Retype the whole listing verbatim and keep the pictures out of it.

RECORDS SUPPLIED -
>> begin

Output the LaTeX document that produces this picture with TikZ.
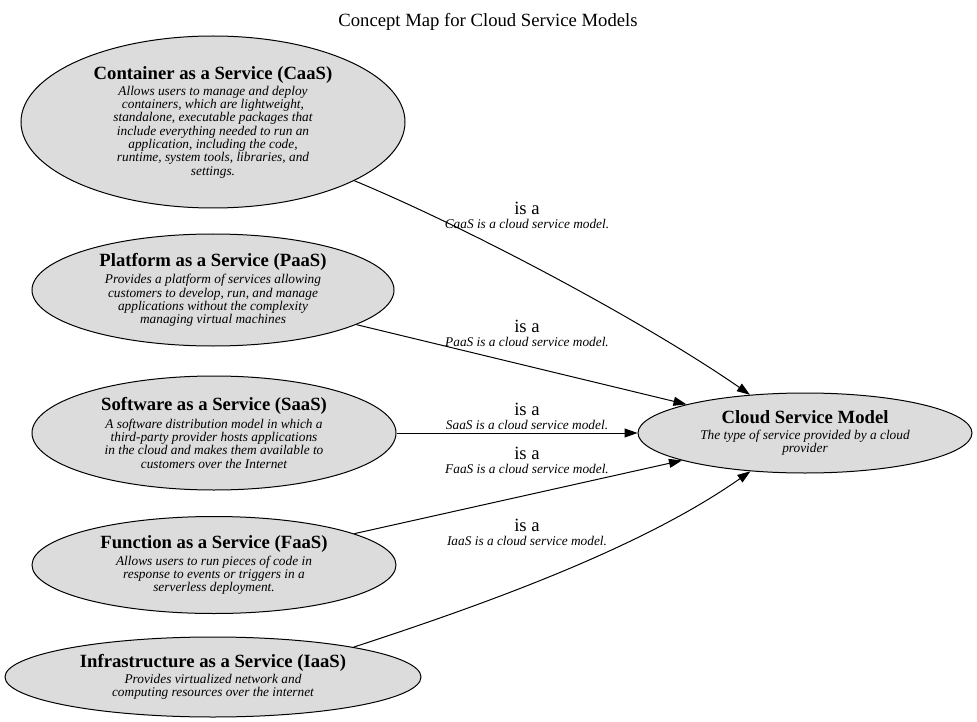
\documentclass[tikz,border=0pt]{standalone}
\usepackage{fontspec}
\setmainfont{Liberation Serif}
\usetikzlibrary{shapes.geometric,arrows.meta}
\definecolor{gainsboro}{RGB}{220,220,220}
\newcommand\cmhead{\fontsize{18.67}{18.67}\selectfont\upshape\bfseries}
\newcommand\cmdesc{\fontsize{13.33}{13.33}\selectfont\itshape}

\begin{document}
\begin{tikzpicture}[x=1pt,y=1pt,
    model/.style={ellipse,draw,line width=1pt,fill=gainsboro,inner sep=0pt,align=center,font=\cmdesc},
    isa/.style={line width=1pt,-{Triangle[length=13pt,width=9pt]}},
    relabel/.style={align=center,inner sep=0pt,font=\fontsize{13.33}{14}\selectfont}]
    \useasboundingbox (0,0) rectangle (977,-722);
    \node (title) at (488,-22) {\fontsize{18.67}{20}\selectfont Concept Map for Cloud Service Models};
    % the five service models
    \node[model,minimum width=384pt,minimum height=172pt] (caas) at (213,-122)
        {{\cmhead Container as a Service (CaaS)}\\[2.67pt]
         Allows users to manage and deploy\\ containers, which are lightweight,\\
         standalone, executable packages that\\ include everything needed to run an\\
         application, including the code,\\ runtime, system tools, libraries, and\\ settings.};
    \node[model,minimum width=362pt,minimum height=112pt] (paas) at (213,-290)
        {{\cmhead Platform as a Service (PaaS)}\\[2.67pt]
         Provides a platform of services allowing\\ customers to develop, run, and manage\\
         applications without the complexity\\ managing virtual machines};
    \node[model,minimum width=364pt,minimum height=114pt] (saas) at (214,-433)
        {{\cmhead Software as a Service (SaaS)}\\[2.67pt]
         A software distribution model in which a\\ third-party provider hosts applications\\
         in the cloud and makes them available to\\ customers over the Internet};
    \node[model,minimum width=364pt,minimum height=97pt] (faas) at (214,-565)
        {{\cmhead Function as a Service (FaaS)}\\[2.67pt]
         Allows users to run pieces of code in\\ response to events or triggers in a\\
         serverless deployment.};
    \node[model,minimum width=416pt,minimum height=80pt] (iaas) at (213,-677)
        {{\cmhead Infrastructure as a Service (IaaS)}\\[2.67pt]
         Provides virtualized network and\\ computing resources over the internet};
    % the concept they all are
    \node[model,minimum width=334pt,minimum height=80pt] (csm) at (805,-433)
        {{\cmhead Cloud Service Model}\\[2.67pt]
         The type of service provided by a cloud\\ provider};
    % is-a links
    \draw[isa] (caas) .. controls (473,-230) and (648,-324) .. (csm);
    \draw[isa] (paas) -- (csm);
    \draw[isa] (saas) -- (csm);
    \draw[isa] (faas) -- (csm);
    \draw[isa] (iaas.12) .. controls (495,-601) and (644,-546) .. (csm);
    \node[relabel] (lcaas) at (527,-215) {{\fontsize{18.67}{20}\selectfont is a}\\ \textit{CaaS is a cloud service model.}};
    \node[relabel] (lpaas) at (527,-333) {{\fontsize{18.67}{20}\selectfont is a}\\ \textit{PaaS is a cloud service model.}};
    \node[relabel] (lsaas) at (527,-416) {{\fontsize{18.67}{20}\selectfont is a}\\ \textit{SaaS is a cloud service model.}};
    \node[relabel] (lfaas) at (527,-460) {{\fontsize{18.67}{20}\selectfont is a}\\ \textit{FaaS is a cloud service model.}};
    \node[relabel] (liaas) at (527,-532) {{\fontsize{18.67}{20}\selectfont is a}\\ \textit{IaaS is a cloud service model.}};
\end{tikzpicture}
\end{document}
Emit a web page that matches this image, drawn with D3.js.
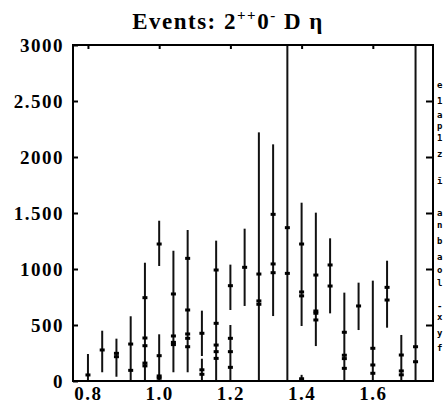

>> end

SOLVED EXERCISE -
Output the LaTeX document that produces this picture with TikZ.
\documentclass[tikz,border=0pt]{standalone}
\usepackage{fontspec}
\setmainfont{Liberation Serif}
\usetikzlibrary{shapes.geometric,arrows.meta}
\definecolor{gainsboro}{RGB}{220,220,220}
\newcommand\cmhead{\fontsize{18.67}{18.67}\selectfont\upshape\bfseries}
\newcommand\cmdesc{\fontsize{13.33}{13.33}\selectfont\itshape}

\begin{document}
\begin{tikzpicture}[x=1pt,y=1pt,
    model/.style={ellipse,draw,line width=1pt,fill=gainsboro,inner sep=0pt,align=center,font=\cmdesc},
    isa/.style={line width=1pt,-{Triangle[length=13pt,width=9pt]}},
    relabel/.style={align=center,inner sep=0pt,font=\fontsize{13.33}{14}\selectfont}]
    \useasboundingbox (0,0) rectangle (977,-722);
    \node (title) at (488,-22) {\fontsize{18.67}{20}\selectfont Concept Map for Cloud Service Models};
    % the five service models
    \node[model,minimum width=384pt,minimum height=172pt] (caas) at (213,-122)
        {{\cmhead Container as a Service (CaaS)}\\[2.67pt]
         Allows users to manage and deploy\\ containers, which are lightweight,\\
         standalone, executable packages that\\ include everything needed to run an\\
         application, including the code,\\ runtime, system tools, libraries, and\\ settings.};
    \node[model,minimum width=362pt,minimum height=112pt] (paas) at (213,-290)
        {{\cmhead Platform as a Service (PaaS)}\\[2.67pt]
         Provides a platform of services allowing\\ customers to develop, run, and manage\\
         applications without the complexity\\ managing virtual machines};
    \node[model,minimum width=364pt,minimum height=114pt] (saas) at (214,-433)
        {{\cmhead Software as a Service (SaaS)}\\[2.67pt]
         A software distribution model in which a\\ third-party provider hosts applications\\
         in the cloud and makes them available to\\ customers over the Internet};
    \node[model,minimum width=364pt,minimum height=97pt] (faas) at (214,-565)
        {{\cmhead Function as a Service (FaaS)}\\[2.67pt]
         Allows users to run pieces of code in\\ response to events or triggers in a\\
         serverless deployment.};
    \node[model,minimum width=416pt,minimum height=80pt] (iaas) at (213,-677)
        {{\cmhead Infrastructure as a Service (IaaS)}\\[2.67pt]
         Provides virtualized network and\\ computing resources over the internet};
    % the concept they all are
    \node[model,minimum width=334pt,minimum height=80pt] (csm) at (805,-433)
        {{\cmhead Cloud Service Model}\\[2.67pt]
         The type of service provided by a cloud\\ provider};
    % is-a links
    \draw[isa] (caas) .. controls (473,-230) and (648,-324) .. (csm);
    \draw[isa] (paas) -- (csm);
    \draw[isa] (saas) -- (csm);
    \draw[isa] (faas) -- (csm);
    \draw[isa] (iaas.12) .. controls (495,-601) and (644,-546) .. (csm);
    \node[relabel] (lcaas) at (527,-215) {{\fontsize{18.67}{20}\selectfont is a}\\ \textit{CaaS is a cloud service model.}};
    \node[relabel] (lpaas) at (527,-333) {{\fontsize{18.67}{20}\selectfont is a}\\ \textit{PaaS is a cloud service model.}};
    \node[relabel] (lsaas) at (527,-416) {{\fontsize{18.67}{20}\selectfont is a}\\ \textit{SaaS is a cloud service model.}};
    \node[relabel] (lfaas) at (527,-460) {{\fontsize{18.67}{20}\selectfont is a}\\ \textit{FaaS is a cloud service model.}};
    \node[relabel] (liaas) at (527,-532) {{\fontsize{18.67}{20}\selectfont is a}\\ \textit{IaaS is a cloud service model.}};
\end{tikzpicture}
\end{document}
Emit a web page that matches this image, drawn with D3.js.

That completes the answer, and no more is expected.